Notes for my talk about blog research and research blogs, by Lilia Efimova: She has lots of thoughts, many about the social implications, but there are also research-specific ideas, esp. here and here. She lists the following blog uses:
  • for making notes about things I read
  • for saving pointers to the delayed reading. When I have time I add notes and remove the post from to read category
  • for capturing ideas and thoughts
  • for (occasional) reading news from others
  • as my representation in internet. At least I had something to refer to David Gurteen expressing my interest in knowledge-logs
Finally, here she says her blog provides a conversation for growing ideas, and a way to make some free space in memory.

Personal knowledge publishing and its uses in research, by Sébastien Paquet: He calls this "personal knowledge publishing":
Personal knowledge publishing quite simply consists in an activity where a knowledge worker or researcher makes his observations, ideas, insights, interrogations, and reactions to others' writing publicly in the form of a weblog.
He lists the following uses of personal knowledge publishing for research:
  • Helping in selecting material
  • Visible web of interpersonal trust
  • Managing personal knowledge
  • Obtaining speedy feedback on ideas
  • Facilitating connections between researchers
  • Clustering content relating to emerging fields
  • Fostering diversity
  • Opening up windows in the Ivory Tower(s)
Importantly, he differentiates this from k-logging (aka klogging):
I wish to make a distinction between personal knowledge publishing and knowledge logging or K-logging.

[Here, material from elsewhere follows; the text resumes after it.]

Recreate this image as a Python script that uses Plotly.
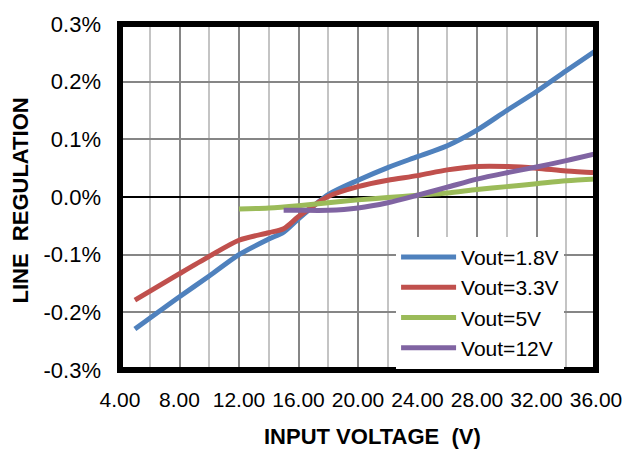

K-logging is actually the more general term of the two. It encompasses personal knowledge publishing, which consists of publishing on the Web for everyone to see, as well as "inward" K-logging, where knowledge sharing is restricted to an organization, and typically supported by an intranet. The distinction has to do with the scope of distribution, but not with the tool itself.

I'd love to hear how other research groups have utilized blogs for moving their research ahead.